| What you should do |
Every line must be returned precisely as it is written.
--- Collected data ---
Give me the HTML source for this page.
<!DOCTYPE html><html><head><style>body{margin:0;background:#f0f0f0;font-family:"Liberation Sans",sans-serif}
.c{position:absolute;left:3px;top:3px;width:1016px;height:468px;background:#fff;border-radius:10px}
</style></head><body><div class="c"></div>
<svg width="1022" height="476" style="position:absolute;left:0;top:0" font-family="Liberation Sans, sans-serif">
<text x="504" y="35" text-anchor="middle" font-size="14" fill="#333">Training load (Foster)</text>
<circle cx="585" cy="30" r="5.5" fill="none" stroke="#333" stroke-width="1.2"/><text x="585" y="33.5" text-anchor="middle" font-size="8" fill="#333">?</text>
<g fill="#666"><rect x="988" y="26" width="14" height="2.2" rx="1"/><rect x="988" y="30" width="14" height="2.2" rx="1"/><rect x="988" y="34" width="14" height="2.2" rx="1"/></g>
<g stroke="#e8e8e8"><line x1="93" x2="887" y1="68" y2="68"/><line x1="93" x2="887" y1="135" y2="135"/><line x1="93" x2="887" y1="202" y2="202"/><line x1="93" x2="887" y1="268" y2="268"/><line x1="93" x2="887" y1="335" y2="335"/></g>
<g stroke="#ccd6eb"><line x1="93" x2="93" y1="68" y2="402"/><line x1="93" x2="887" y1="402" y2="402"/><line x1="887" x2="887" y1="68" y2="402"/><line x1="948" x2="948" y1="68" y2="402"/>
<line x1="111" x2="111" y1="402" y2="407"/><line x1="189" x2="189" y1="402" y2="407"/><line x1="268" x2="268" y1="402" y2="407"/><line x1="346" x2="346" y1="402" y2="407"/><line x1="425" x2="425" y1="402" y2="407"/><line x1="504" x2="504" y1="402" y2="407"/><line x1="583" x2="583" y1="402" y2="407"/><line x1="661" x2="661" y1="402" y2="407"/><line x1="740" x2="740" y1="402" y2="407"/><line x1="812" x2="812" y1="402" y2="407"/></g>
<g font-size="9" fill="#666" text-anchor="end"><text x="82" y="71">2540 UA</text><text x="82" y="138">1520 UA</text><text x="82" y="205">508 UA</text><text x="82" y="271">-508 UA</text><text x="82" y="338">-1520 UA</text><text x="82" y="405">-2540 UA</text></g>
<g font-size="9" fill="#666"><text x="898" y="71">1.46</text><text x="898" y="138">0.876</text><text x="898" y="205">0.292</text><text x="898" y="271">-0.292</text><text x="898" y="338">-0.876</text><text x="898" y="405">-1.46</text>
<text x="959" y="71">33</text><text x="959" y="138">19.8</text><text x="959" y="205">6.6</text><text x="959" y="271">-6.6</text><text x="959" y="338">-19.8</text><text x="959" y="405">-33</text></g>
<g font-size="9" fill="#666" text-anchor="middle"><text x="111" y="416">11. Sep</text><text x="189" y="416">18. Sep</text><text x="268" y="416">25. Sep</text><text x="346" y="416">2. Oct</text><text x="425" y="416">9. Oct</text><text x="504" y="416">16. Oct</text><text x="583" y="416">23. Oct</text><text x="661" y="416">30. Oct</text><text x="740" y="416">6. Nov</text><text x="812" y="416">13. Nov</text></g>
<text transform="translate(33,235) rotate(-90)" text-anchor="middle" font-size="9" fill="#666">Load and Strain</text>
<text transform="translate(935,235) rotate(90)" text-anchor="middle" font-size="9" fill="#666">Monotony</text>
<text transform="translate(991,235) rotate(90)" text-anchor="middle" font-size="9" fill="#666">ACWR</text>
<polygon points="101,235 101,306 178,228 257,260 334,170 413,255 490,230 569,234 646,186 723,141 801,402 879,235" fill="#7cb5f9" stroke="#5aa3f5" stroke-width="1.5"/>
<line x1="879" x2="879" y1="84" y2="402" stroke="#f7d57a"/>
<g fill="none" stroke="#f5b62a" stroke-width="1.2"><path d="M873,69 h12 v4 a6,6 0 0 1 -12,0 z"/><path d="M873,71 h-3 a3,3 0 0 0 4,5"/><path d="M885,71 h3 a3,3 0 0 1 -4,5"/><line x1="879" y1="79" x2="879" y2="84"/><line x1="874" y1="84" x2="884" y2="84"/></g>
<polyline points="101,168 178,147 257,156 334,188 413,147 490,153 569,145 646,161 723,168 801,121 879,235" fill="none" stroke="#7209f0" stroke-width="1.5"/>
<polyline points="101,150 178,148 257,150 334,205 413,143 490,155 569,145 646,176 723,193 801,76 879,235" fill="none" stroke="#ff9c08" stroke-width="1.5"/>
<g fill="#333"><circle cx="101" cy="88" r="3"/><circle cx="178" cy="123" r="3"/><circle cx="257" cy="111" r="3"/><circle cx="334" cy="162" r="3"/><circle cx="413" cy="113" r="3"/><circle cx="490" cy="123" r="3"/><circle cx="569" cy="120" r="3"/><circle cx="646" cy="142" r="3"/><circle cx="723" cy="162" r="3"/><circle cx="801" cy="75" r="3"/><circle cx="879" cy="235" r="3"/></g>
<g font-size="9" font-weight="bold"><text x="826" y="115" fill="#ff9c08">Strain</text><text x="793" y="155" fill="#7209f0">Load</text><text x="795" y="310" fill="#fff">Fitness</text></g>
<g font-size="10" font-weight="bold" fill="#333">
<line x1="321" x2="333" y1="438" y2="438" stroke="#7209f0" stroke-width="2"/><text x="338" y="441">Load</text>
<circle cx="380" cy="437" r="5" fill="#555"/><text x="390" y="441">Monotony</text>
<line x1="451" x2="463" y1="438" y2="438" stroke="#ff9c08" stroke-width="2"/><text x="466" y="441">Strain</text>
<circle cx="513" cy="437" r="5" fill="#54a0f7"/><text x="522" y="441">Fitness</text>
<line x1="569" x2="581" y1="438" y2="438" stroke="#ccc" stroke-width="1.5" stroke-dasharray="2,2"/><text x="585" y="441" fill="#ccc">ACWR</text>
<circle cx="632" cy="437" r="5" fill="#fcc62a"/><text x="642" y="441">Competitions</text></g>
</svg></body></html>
---
| Solution to the exercise |
Give me the HTML source for this page.
<!DOCTYPE html><html><head><style>body{margin:0;background:#f0f0f0;font-family:"Liberation Sans",sans-serif}
.c{position:absolute;left:3px;top:3px;width:1016px;height:468px;background:#fff;border-radius:10px}
</style></head><body><div class="c"></div>
<svg width="1022" height="476" style="position:absolute;left:0;top:0" font-family="Liberation Sans, sans-serif">
<text x="504" y="35" text-anchor="middle" font-size="14" fill="#333">Training load (Foster)</text>
<circle cx="585" cy="30" r="5.5" fill="none" stroke="#333" stroke-width="1.2"/><text x="585" y="33.5" text-anchor="middle" font-size="8" fill="#333">?</text>
<g fill="#666"><rect x="988" y="26" width="14" height="2.2" rx="1"/><rect x="988" y="30" width="14" height="2.2" rx="1"/><rect x="988" y="34" width="14" height="2.2" rx="1"/></g>
<g stroke="#e8e8e8"><line x1="93" x2="887" y1="68" y2="68"/><line x1="93" x2="887" y1="135" y2="135"/><line x1="93" x2="887" y1="202" y2="202"/><line x1="93" x2="887" y1="268" y2="268"/><line x1="93" x2="887" y1="335" y2="335"/></g>
<g stroke="#ccd6eb"><line x1="93" x2="93" y1="68" y2="402"/><line x1="93" x2="887" y1="402" y2="402"/><line x1="887" x2="887" y1="68" y2="402"/><line x1="948" x2="948" y1="68" y2="402"/>
<line x1="111" x2="111" y1="402" y2="407"/><line x1="189" x2="189" y1="402" y2="407"/><line x1="268" x2="268" y1="402" y2="407"/><line x1="346" x2="346" y1="402" y2="407"/><line x1="425" x2="425" y1="402" y2="407"/><line x1="504" x2="504" y1="402" y2="407"/><line x1="583" x2="583" y1="402" y2="407"/><line x1="661" x2="661" y1="402" y2="407"/><line x1="740" x2="740" y1="402" y2="407"/><line x1="812" x2="812" y1="402" y2="407"/></g>
<g font-size="9" fill="#666" text-anchor="end"><text x="82" y="71">2540 UA</text><text x="82" y="138">1520 UA</text><text x="82" y="205">508 UA</text><text x="82" y="271">-508 UA</text><text x="82" y="338">-1520 UA</text><text x="82" y="405">-2540 UA</text></g>
<g font-size="9" fill="#666"><text x="898" y="71">1.46</text><text x="898" y="138">0.876</text><text x="898" y="205">0.292</text><text x="898" y="271">-0.292</text><text x="898" y="338">-0.876</text><text x="898" y="405">-1.46</text>
<text x="959" y="71">33</text><text x="959" y="138">19.8</text><text x="959" y="205">6.6</text><text x="959" y="271">-6.6</text><text x="959" y="338">-19.8</text><text x="959" y="405">-33</text></g>
<g font-size="9" fill="#666" text-anchor="middle"><text x="111" y="416">11. Sep</text><text x="189" y="416">18. Sep</text><text x="268" y="416">25. Sep</text><text x="346" y="416">2. Oct</text><text x="425" y="416">9. Oct</text><text x="504" y="416">16. Oct</text><text x="583" y="416">23. Oct</text><text x="661" y="416">30. Oct</text><text x="740" y="416">6. Nov</text><text x="812" y="416">13. Nov</text></g>
<text transform="translate(33,235) rotate(-90)" text-anchor="middle" font-size="9" fill="#666">Load and Strain</text>
<text transform="translate(935,235) rotate(90)" text-anchor="middle" font-size="9" fill="#666">Monotony</text>
<text transform="translate(991,235) rotate(90)" text-anchor="middle" font-size="9" fill="#666">ACWR</text>
<polygon points="101,235 101,306 178,228 257,260 334,170 413,255 490,230 569,234 646,186 723,141 801,402 879,235" fill="#7cb5f9" stroke="#5aa3f5" stroke-width="1.5"/>
<line x1="879" x2="879" y1="84" y2="402" stroke="#f7d57a"/>
<g fill="none" stroke="#f5b62a" stroke-width="1.2"><path d="M873,69 h12 v4 a6,6 0 0 1 -12,0 z"/><path d="M873,71 h-3 a3,3 0 0 0 4,5"/><path d="M885,71 h3 a3,3 0 0 1 -4,5"/><line x1="879" y1="79" x2="879" y2="84"/><line x1="874" y1="84" x2="884" y2="84"/></g>
<polyline points="101,168 178,147 257,156 334,188 413,147 490,153 569,145 646,161 723,168 801,121 879,235" fill="none" stroke="#7209f0" stroke-width="1.5"/>
<polyline points="101,150 178,148 257,150 334,205 413,143 490,155 569,145 646,176 723,193 801,76 879,235" fill="none" stroke="#ff9c08" stroke-width="1.5"/>
<g fill="#333"><circle cx="101" cy="88" r="3"/><circle cx="178" cy="123" r="3"/><circle cx="257" cy="111" r="3"/><circle cx="334" cy="162" r="3"/><circle cx="413" cy="113" r="3"/><circle cx="490" cy="123" r="3"/><circle cx="569" cy="120" r="3"/><circle cx="646" cy="142" r="3"/><circle cx="723" cy="162" r="3"/><circle cx="801" cy="75" r="3"/><circle cx="879" cy="235" r="3"/></g>
<g font-size="9" font-weight="bold"><text x="826" y="115" fill="#ff9c08">Strain</text><text x="793" y="155" fill="#7209f0">Load</text><text x="795" y="310" fill="#fff">Fitness</text></g>
<g font-size="10" font-weight="bold" fill="#333">
<line x1="321" x2="333" y1="438" y2="438" stroke="#7209f0" stroke-width="2"/><text x="338" y="441">Load</text>
<circle cx="380" cy="437" r="5" fill="#555"/><text x="390" y="441">Monotony</text>
<line x1="451" x2="463" y1="438" y2="438" stroke="#ff9c08" stroke-width="2"/><text x="466" y="441">Strain</text>
<circle cx="513" cy="437" r="5" fill="#54a0f7"/><text x="522" y="441">Fitness</text>
<line x1="569" x2="581" y1="438" y2="438" stroke="#ccc" stroke-width="1.5" stroke-dasharray="2,2"/><text x="585" y="441" fill="#ccc">ACWR</text>
<circle cx="632" cy="437" r="5" fill="#fcc62a"/><text x="642" y="441">Competitions</text></g>
</svg></body></html>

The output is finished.